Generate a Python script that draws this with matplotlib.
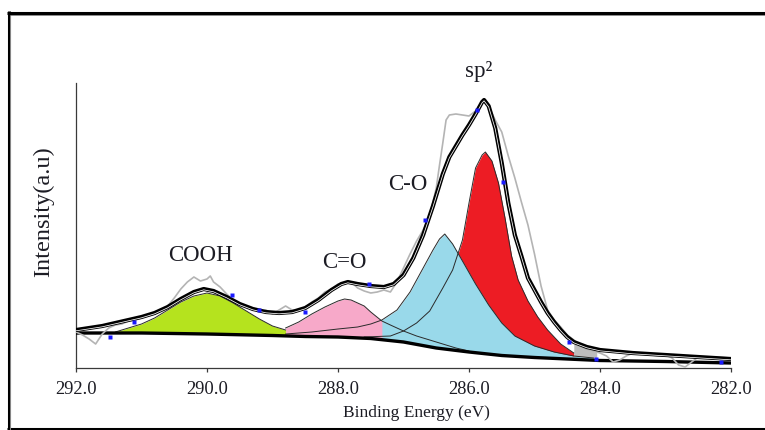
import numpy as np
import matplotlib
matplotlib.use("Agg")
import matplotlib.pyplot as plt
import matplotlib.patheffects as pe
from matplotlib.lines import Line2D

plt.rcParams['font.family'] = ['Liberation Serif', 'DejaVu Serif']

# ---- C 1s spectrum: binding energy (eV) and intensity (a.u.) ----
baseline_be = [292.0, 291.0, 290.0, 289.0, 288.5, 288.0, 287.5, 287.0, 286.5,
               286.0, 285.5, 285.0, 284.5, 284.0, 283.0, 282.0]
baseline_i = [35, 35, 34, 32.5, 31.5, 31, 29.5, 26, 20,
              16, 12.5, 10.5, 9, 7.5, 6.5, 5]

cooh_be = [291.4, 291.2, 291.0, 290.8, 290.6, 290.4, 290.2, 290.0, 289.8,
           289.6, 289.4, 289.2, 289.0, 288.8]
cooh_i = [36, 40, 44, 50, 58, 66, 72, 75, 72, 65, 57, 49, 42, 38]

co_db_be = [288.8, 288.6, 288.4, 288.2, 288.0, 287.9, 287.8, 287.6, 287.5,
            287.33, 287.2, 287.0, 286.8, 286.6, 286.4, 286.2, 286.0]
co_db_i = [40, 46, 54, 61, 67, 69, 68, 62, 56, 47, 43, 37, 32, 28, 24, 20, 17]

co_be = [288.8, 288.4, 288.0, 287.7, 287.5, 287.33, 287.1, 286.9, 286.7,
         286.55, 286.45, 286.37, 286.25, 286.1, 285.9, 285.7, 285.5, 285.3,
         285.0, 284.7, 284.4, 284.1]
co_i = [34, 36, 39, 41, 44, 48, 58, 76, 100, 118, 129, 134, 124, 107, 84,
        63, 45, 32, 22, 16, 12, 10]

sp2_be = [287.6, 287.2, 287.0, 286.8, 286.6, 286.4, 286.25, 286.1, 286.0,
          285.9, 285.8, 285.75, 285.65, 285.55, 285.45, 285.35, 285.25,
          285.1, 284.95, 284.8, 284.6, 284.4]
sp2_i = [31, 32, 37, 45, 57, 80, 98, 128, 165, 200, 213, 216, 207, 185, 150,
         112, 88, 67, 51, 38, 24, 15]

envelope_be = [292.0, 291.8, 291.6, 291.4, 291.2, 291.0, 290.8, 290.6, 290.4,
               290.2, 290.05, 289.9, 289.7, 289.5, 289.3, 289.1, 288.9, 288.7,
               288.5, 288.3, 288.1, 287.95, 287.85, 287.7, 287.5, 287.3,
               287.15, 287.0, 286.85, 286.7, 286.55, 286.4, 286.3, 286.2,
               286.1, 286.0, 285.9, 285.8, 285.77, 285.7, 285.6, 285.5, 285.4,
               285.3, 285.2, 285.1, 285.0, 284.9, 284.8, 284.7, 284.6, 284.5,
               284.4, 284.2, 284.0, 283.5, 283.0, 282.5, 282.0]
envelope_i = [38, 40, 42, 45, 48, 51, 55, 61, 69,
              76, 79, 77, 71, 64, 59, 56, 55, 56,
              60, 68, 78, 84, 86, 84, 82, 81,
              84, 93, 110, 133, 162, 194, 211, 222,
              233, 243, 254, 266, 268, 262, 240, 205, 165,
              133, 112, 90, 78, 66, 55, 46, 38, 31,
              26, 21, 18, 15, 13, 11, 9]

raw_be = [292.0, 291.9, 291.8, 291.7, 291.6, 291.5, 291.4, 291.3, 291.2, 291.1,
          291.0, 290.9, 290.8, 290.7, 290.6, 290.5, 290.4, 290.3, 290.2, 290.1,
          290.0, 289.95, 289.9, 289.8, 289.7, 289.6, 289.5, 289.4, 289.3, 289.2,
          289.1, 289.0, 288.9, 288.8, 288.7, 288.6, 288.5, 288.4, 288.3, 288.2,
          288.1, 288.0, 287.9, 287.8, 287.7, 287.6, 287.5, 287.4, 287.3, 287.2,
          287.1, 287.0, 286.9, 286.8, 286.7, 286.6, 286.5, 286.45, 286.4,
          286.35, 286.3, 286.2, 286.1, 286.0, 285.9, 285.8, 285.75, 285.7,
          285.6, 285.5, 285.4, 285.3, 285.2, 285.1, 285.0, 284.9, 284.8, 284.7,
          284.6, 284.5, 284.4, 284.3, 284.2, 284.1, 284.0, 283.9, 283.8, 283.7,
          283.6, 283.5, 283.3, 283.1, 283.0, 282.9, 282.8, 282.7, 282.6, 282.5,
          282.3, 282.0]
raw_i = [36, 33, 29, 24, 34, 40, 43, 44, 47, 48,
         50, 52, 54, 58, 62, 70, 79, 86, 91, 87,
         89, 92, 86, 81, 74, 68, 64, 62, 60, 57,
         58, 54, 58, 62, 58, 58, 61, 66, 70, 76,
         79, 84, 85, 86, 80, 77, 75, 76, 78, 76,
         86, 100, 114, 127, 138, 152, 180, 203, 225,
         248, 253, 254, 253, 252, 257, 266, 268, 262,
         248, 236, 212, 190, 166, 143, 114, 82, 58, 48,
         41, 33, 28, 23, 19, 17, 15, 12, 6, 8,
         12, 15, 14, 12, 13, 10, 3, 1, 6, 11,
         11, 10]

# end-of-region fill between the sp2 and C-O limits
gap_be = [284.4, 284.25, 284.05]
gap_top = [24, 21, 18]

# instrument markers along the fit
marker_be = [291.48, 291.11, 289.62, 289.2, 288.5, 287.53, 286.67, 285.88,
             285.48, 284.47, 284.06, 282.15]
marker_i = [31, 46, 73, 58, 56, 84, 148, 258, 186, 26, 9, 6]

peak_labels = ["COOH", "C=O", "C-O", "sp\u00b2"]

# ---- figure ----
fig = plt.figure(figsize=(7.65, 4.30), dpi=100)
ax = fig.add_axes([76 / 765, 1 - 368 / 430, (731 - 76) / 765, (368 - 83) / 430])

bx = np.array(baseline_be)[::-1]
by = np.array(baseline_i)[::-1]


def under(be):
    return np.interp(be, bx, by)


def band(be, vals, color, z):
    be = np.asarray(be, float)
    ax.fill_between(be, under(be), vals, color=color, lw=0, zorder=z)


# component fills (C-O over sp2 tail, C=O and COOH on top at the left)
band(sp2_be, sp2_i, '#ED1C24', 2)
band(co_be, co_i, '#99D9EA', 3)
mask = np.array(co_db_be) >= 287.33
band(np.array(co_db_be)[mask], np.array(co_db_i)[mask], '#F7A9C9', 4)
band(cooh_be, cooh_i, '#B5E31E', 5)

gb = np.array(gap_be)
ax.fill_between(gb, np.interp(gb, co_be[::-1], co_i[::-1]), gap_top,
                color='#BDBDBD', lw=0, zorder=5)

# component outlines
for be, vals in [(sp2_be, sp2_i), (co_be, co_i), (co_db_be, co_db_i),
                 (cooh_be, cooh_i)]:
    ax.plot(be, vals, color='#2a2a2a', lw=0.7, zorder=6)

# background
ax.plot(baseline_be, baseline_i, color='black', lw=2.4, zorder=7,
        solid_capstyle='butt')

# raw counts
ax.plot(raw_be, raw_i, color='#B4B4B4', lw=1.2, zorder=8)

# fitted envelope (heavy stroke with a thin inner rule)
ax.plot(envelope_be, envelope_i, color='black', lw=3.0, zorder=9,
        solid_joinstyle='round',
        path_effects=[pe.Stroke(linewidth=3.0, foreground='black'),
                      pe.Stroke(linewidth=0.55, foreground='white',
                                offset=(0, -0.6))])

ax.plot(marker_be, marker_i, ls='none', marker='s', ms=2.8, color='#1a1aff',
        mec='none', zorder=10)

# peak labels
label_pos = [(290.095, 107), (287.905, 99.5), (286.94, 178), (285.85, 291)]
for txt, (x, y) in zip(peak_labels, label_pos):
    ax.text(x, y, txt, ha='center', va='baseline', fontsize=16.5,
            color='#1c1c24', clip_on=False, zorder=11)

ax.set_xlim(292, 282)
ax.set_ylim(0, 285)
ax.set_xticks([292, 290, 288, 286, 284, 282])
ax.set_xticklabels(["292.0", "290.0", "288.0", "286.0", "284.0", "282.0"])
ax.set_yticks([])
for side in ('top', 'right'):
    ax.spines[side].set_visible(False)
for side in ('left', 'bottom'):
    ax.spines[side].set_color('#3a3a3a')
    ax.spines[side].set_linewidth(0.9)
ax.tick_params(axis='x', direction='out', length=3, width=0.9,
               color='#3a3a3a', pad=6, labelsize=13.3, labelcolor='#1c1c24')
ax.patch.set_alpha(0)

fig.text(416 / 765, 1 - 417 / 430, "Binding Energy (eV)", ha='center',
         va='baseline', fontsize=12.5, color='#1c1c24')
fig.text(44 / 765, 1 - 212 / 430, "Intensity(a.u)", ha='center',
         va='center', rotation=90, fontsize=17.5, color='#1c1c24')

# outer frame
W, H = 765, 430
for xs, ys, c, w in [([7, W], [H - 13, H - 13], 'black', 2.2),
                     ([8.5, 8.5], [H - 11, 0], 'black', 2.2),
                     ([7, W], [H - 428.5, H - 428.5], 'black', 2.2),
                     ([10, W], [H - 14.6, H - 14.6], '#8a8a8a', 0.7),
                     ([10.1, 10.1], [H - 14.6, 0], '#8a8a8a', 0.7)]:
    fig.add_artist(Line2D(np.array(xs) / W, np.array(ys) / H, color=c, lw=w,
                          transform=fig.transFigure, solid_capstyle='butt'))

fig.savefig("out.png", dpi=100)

### REQUIREMENTS
Without the pictures, please reproduce each line of the listing above exactly, from the first one through the line bearing "plt.rcParams['font.family'] = ['Liberation".

### ANSWER FOR THE TASK
Generate a Python script that draws this with matplotlib.
import numpy as np
import matplotlib
matplotlib.use("Agg")
import matplotlib.pyplot as plt
import matplotlib.patheffects as pe
from matplotlib.lines import Line2D

plt.rcParams['font.family'] = ['Liberation Serif', 'DejaVu Serif']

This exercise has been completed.